- **Exercise directions**: Go through the records from the first line and retype each one exactly, stopping once the line with "import plotly.graph_objects as go" is done. Pictures are left out.

··········

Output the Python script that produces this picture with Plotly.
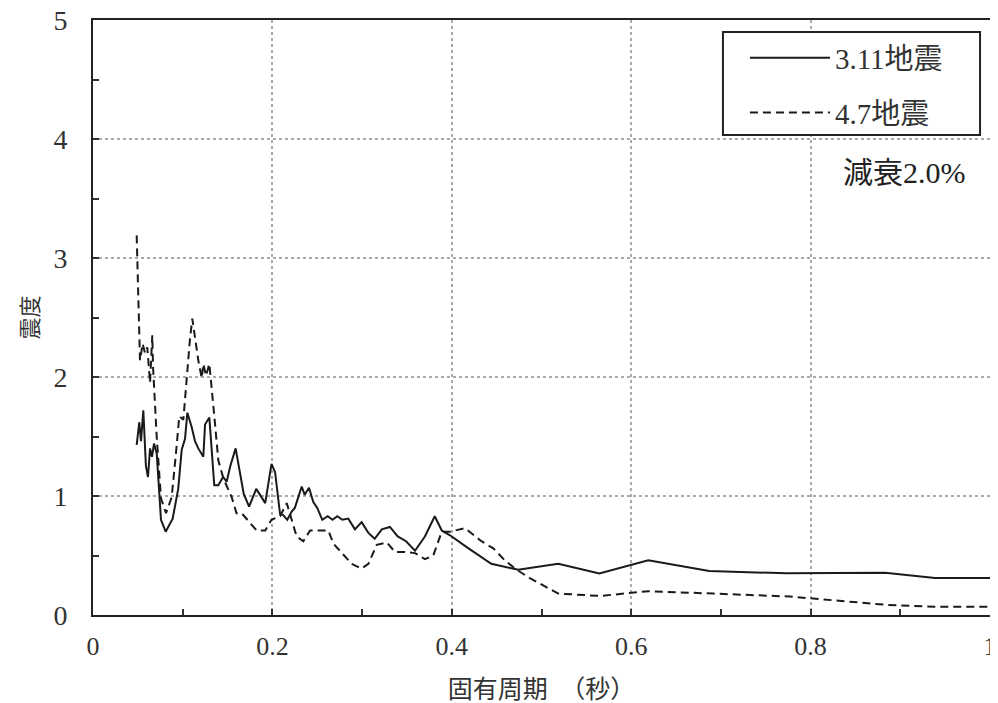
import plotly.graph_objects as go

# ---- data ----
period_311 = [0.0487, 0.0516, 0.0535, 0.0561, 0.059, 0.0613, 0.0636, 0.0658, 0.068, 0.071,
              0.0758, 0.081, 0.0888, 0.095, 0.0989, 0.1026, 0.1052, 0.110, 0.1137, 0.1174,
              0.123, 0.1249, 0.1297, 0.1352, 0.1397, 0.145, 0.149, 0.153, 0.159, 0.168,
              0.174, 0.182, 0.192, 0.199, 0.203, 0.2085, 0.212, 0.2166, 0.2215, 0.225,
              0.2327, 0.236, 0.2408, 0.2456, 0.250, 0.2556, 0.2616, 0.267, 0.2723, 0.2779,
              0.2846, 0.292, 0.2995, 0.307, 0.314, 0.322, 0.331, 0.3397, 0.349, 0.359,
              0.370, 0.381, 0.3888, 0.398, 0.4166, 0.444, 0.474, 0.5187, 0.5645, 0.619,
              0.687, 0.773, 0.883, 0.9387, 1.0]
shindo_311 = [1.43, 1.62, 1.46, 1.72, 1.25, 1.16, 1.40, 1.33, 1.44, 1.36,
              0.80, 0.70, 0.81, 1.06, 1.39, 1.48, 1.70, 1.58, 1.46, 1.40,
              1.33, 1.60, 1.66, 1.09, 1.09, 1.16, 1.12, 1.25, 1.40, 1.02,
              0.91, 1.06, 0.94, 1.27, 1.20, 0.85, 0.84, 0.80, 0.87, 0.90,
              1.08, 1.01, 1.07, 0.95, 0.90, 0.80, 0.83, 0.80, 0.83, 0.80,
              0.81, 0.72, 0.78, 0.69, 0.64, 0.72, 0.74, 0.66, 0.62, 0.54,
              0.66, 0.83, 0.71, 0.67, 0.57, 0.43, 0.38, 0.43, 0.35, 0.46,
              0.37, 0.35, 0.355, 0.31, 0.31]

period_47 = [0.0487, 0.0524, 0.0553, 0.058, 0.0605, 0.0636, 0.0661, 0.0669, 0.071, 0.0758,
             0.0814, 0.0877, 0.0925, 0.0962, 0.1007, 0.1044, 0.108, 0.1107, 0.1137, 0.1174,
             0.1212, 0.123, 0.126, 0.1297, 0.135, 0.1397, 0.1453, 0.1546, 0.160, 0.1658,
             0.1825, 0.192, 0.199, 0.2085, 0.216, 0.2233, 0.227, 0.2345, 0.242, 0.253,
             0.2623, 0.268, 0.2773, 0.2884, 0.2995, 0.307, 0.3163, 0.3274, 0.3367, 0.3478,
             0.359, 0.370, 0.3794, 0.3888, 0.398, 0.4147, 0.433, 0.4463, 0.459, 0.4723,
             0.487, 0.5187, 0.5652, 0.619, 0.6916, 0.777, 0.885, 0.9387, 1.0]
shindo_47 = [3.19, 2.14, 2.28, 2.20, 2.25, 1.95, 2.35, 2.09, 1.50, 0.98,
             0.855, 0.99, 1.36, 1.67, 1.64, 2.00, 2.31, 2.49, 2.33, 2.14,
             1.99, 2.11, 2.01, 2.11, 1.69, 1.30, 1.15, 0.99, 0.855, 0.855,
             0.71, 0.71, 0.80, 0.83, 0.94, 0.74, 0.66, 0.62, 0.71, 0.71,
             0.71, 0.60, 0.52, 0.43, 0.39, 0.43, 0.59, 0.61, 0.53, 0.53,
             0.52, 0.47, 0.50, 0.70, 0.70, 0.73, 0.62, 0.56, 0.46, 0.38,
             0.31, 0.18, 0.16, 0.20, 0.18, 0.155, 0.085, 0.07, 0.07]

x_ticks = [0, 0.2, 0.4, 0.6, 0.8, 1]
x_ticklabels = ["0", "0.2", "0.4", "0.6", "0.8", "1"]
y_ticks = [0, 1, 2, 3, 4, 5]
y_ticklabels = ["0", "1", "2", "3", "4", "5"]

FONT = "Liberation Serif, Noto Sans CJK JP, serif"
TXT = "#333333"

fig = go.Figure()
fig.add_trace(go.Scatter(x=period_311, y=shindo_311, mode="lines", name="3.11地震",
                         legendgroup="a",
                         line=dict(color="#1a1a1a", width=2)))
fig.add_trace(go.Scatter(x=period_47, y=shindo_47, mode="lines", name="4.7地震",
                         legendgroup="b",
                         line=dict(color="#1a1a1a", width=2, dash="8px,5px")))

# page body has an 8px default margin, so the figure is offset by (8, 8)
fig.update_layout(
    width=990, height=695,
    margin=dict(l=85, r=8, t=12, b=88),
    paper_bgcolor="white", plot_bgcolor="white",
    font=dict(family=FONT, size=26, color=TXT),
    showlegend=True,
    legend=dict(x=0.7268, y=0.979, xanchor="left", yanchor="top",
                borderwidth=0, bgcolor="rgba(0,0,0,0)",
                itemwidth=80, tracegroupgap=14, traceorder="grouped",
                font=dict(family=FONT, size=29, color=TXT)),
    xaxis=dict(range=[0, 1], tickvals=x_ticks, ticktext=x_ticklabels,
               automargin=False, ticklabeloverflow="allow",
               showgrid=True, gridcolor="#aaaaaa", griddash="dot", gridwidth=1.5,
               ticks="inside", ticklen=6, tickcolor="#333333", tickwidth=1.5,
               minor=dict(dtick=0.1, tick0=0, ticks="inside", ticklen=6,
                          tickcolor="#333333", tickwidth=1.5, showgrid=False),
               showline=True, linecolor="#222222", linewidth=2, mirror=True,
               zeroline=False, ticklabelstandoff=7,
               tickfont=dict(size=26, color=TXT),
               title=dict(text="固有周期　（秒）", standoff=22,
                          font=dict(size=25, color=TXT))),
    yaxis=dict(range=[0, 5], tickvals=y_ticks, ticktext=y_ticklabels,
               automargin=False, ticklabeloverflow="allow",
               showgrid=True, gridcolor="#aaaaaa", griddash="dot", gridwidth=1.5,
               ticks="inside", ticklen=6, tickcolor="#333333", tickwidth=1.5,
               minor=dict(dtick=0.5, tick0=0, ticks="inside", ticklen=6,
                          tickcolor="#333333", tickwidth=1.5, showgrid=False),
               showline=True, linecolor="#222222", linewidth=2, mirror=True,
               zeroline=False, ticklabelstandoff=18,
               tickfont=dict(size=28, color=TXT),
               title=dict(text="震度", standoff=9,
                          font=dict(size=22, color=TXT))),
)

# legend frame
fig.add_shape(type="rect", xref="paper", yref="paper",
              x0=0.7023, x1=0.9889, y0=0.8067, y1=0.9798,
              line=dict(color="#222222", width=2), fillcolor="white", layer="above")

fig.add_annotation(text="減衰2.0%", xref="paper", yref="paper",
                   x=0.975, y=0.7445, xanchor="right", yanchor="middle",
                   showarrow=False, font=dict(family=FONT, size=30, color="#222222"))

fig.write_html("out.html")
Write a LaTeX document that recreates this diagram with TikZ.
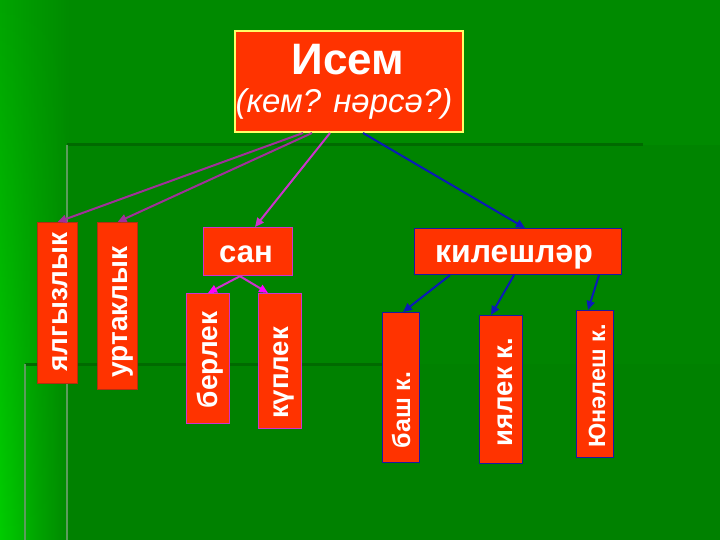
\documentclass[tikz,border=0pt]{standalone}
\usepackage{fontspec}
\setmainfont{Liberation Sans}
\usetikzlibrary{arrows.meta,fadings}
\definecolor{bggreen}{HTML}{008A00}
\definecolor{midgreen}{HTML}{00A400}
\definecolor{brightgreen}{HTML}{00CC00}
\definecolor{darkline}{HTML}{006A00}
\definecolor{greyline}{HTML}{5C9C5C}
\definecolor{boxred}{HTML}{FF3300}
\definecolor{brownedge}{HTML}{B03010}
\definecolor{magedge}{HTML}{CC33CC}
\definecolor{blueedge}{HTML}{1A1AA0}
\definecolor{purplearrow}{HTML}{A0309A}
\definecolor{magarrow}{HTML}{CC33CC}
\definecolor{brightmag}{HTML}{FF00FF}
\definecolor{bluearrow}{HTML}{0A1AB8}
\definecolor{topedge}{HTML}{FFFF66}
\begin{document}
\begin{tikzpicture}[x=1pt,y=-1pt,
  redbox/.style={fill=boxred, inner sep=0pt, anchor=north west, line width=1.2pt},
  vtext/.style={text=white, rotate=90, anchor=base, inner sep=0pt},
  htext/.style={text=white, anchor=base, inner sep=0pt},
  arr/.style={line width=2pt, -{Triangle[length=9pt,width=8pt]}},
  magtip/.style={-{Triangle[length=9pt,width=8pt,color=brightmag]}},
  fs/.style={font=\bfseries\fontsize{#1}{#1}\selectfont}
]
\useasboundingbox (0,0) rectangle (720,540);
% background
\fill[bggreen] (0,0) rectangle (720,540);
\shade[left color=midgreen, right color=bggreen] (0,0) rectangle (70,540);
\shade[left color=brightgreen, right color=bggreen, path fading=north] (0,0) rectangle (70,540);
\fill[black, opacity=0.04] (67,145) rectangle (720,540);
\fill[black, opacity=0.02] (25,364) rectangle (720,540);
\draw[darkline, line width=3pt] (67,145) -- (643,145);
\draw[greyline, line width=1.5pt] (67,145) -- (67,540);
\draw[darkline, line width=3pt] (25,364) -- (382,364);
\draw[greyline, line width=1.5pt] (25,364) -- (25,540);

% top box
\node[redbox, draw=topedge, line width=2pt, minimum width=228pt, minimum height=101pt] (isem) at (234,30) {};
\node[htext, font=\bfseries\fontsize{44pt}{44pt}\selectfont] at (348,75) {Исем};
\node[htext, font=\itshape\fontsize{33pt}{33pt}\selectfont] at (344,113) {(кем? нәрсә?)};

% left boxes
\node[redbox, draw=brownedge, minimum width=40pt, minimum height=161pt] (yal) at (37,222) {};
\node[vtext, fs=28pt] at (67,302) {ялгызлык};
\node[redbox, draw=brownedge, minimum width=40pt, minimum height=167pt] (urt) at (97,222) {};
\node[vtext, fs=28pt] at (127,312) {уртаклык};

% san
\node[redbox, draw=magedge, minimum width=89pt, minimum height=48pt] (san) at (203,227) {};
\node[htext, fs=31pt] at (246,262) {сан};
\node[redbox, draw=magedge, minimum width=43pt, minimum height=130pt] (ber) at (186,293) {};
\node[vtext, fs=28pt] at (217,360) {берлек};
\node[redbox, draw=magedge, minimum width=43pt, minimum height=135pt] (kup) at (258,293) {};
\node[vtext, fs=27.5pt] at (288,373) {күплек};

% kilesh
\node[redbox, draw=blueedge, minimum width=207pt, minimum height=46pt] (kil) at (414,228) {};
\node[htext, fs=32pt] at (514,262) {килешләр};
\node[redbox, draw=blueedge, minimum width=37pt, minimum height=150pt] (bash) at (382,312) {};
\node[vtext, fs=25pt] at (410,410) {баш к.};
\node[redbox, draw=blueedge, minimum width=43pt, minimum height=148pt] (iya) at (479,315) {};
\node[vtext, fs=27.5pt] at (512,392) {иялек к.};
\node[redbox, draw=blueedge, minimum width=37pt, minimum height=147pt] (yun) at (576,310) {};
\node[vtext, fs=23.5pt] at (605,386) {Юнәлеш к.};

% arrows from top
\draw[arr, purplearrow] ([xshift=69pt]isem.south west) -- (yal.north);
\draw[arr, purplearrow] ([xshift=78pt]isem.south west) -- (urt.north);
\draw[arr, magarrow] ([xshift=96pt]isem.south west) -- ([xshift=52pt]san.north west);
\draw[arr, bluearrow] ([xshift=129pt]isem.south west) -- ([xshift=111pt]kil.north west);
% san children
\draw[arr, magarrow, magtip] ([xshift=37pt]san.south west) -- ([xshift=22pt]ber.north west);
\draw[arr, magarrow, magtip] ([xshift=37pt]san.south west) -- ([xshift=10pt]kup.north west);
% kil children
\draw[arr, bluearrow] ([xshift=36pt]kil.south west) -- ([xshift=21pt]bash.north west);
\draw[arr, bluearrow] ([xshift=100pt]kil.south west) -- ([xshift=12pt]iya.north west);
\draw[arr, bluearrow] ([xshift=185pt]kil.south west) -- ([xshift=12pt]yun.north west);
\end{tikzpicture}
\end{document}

··········

- **Answer in full**:
Output the Python script that produces this picture with Plotly.
import plotly.graph_objects as go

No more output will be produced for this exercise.